Jesper
October 2, 2023, 6:23pm
1
I want to index an array with an enum - with enum of primitives the Index trait can be implemented like so:
enum Obj {
Gold=0,
Silver,
Emerald
}
const N_OBJECTS: usize = Obj::Emerald as usize + 1;
impl<T> Index<Obj> for [T; N_OBJECTS] {
type Output = T;
fn index(&self, idx: Obj) -> &Self::Output {
&self[idx as usize]
}
}
impl<T> IndexMut<Obj> for [T; N_OBJECTS] {
fn index_mut(&mut self, idx: Obj) -> &mut Self::Output {
&mut self[idx as usize]
}
}
let a: [bool; N_OBJECTS] = [true; N_OBJECTS];
println!("{:?}", a[Obj::Gold]);
How to do this if some of the enum variants are not not primitive? (In this case it would be ok to only have one index value for Emerald(u8)).
enum Obj {
Gold=0,
Silver=1,
Emerald(u8),
}
H2CO3
October 2, 2023, 6:36pm
2
You could create a derive macro that implements a trait for getting a variant index by matching on &self
.
1 Like
You could also create another fieldless enum
with the same variant names, if this is something you want to store in a typed fashion. There exists crates that can do this for you.
2 Likes
Here's another popular crate that does this for enums whose variants are all primitives: enum_map
And yeah, you won't be able to index on a non-primitive, but you could define a mapping function to a separate enum to use this way.
1 Like
I feel like everyone is overcomplicating things with derive macros and so on. What's wrong with a match
statement?
use std::ops::Index;
enum Obj {
Gold,
Silver,
Emerald(u8),
}
impl<T> Index<Obj> for [T] {
type Output = T;
fn index(&self, idx: Obj) -> &Self::Output {
match idx {
Obj::Gold => &self[0],
Obj::Silver => &self[1],
Obj::Emerald(index) => &self[index as usize],
}
}
}
(playground)
2 Likes
Jesper
October 4, 2023, 9:36am
6
Many thanks - I like this solution in general.
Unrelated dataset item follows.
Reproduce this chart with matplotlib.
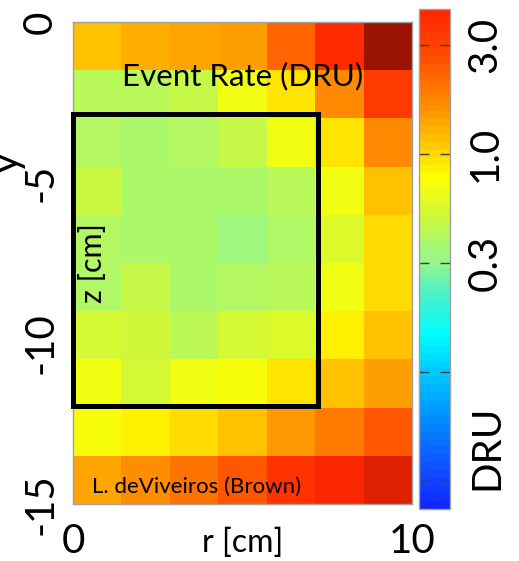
import numpy as np
import matplotlib
matplotlib.use('Agg')
import matplotlib.pyplot as plt
from matplotlib.colors import LogNorm, LinearSegmentedColormap, ListedColormap
from matplotlib.cm import ScalarMappable
from matplotlib.patches import Rectangle

plt.rcParams['font.family'] = ['Lato', 'DejaVu Sans']

# bin edges (cm)
r_edges = np.linspace(0, 10, 8)
z_edges = np.linspace(0, -15, 11)

# event rate per cell (DRU), rows from top (z=0) to bottom (z=-15)
rate = np.array([
    [1.18, 1.35, 1.45, 1.52, 2.40, 4.50, 9.00],
    [0.44, 0.44, 0.48, 0.70, 0.95, 1.75, 3.60],
    [0.42, 0.40, 0.42, 0.48, 0.70, 0.95, 1.75],
    [0.50, 0.40, 0.40, 0.40, 0.44, 0.70, 1.18],
    [0.42, 0.40, 0.40, 0.36, 0.41, 0.58, 1.00],
    [0.41, 0.48, 0.40, 0.42, 0.44, 0.70, 1.00],
    [0.54, 0.52, 0.45, 0.54, 0.58, 0.88, 1.18],
    [0.70, 0.53, 0.70, 0.75, 0.95, 1.18, 1.52],
    [0.75, 0.87, 1.00, 1.18, 1.60, 2.00, 2.70],
    [1.45, 1.70, 2.10, 2.70, 4.00, 4.80, 6.00],
])

# fiducial box
fid_r = 7.23
fid_z_top = -2.85
fid_z_bot = -11.95

cbar_ticks = [3.16, 1.0, 0.316, 0.1, 0.0316]
cbar_ticklabels = ['3.0', '1.0', '0.3', '', '']

vmin, vtop, vmax = 0.0235, 4.62, 10.0

# colour anchors (value in DRU, colour)
anchor_vals = [0.0235, 0.035, 0.06, 0.1, 0.148, 0.214, 0.316, 0.38, 0.52,
               0.80, 1.16, 1.77, 3.16, 4.62, 6.0, 10.0]
anchor_cols = ['#1028ff', '#1050ff', '#0090ff', '#00ccff', '#00ffff', '#40f0d0',
               '#94f690', '#a6f874', '#d0f838', '#ffff00', '#ffc400', '#ff8800',
               '#ff4400', '#ff2800', '#dc2000', '#8a1000']

norm = LogNorm(vmin=vmin, vmax=vmax)
pos = [float(norm(v)) for v in anchor_vals]
pos[0], pos[-1] = 0.0, 1.0
cmap = LinearSegmentedColormap.from_list('dru', list(zip(pos, anchor_cols)), N=512)

fig = plt.figure(figsize=(5.19, 5.61), dpi=100)
ax = fig.add_axes([73/519, 57/561, 339/519, 482/561])
cax = fig.add_axes([419/519, 52/561, 31/519, 500/561])

ax.pcolormesh(r_edges, z_edges, rate, cmap=cmap, norm=norm)
ax.set_xlim(0, 10)
ax.set_ylim(-15, 0)

ax.add_patch(Rectangle((0, fid_z_bot), fid_r, fid_z_top - fid_z_bot, fill=False,
                       ec='black', lw=3.6, clip_on=False, zorder=5))

ax.set_xticks([0, 10])
ax.set_xticklabels(['0', '10'])
ax.set_yticks([0, -5, -10, -15])
ax.set_yticklabels(['0', '-5', '-10', '-15'], rotation=90, va='center')
ax.tick_params(length=0, labelsize=29, pad=10)
ax.tick_params(axis='x', pad=14)
for s in ax.spines.values():
    s.set_color('#a0a0a0')
    s.set_linewidth(1.0)

ax.text(0.5, 0.888, 'Event Rate (DRU)', transform=ax.transAxes, ha='center',
        va='center', fontsize=22.5)
ax.text(0.06, 0.5, 'z [cm]', transform=ax.transAxes, ha='center', va='center',
        rotation=90, fontsize=22)
ax.text(0.056, 0.035, 'L. deViveiros (Brown)', transform=ax.transAxes,
        ha='left', va='center', fontsize=16)
ax.text(0.5, -0.08, 'r [cm]', transform=ax.transAxes, ha='center', va='center',
        fontsize=23)
fig.text(-0.022, 0.71, 'y', rotation=90, ha='left', va='center', fontsize=29)

# colour bar shows only up to vtop
ftop = float(norm(vtop))
cmap_bar = ListedColormap(cmap(np.linspace(0, ftop, 64)))
cb = fig.colorbar(ScalarMappable(norm=LogNorm(vmin=vmin, vmax=vtop), cmap=cmap_bar),
                  cax=cax)
cb.set_ticks(cbar_ticks)
cb.set_ticklabels(cbar_ticklabels)
cb.ax.minorticks_off()
cb.ax.tick_params(which='major', length=7, width=1.0, direction='in', color='#404040',
                  left=True, right=True, labelsize=29, pad=12)
for lab in cb.ax.get_yticklabels():
    lab.set_rotation(90)
    lab.set_va('center')
cb.outline.set_edgecolor('#a0a0a0')
cb.outline.set_linewidth(1.0)
cb.ax.text(2.19, 0.124, 'DRU', transform=cb.ax.transAxes, ha='center', va='center',
           rotation=90, fontsize=29)

fig.savefig('out.png', dpi=100)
In the actual problem I have reverted to primitive enums.
There are about 100 variants and I don't like to list them individually a 2nd time.
The external crate solutions make it easier to do without bloating the visible source, but don't like to resort to an external crate for a core language issue like this. Also, it is not without cost.
H2CO3
October 4, 2023, 12:34pm
7
What's wrong with it is that you now have to maintain the types at two places, and risk introducing a bug if you forget to update the match if eg. you swap the order of two variants.
A derive-based solution would automatically eliminate this sort of logic error.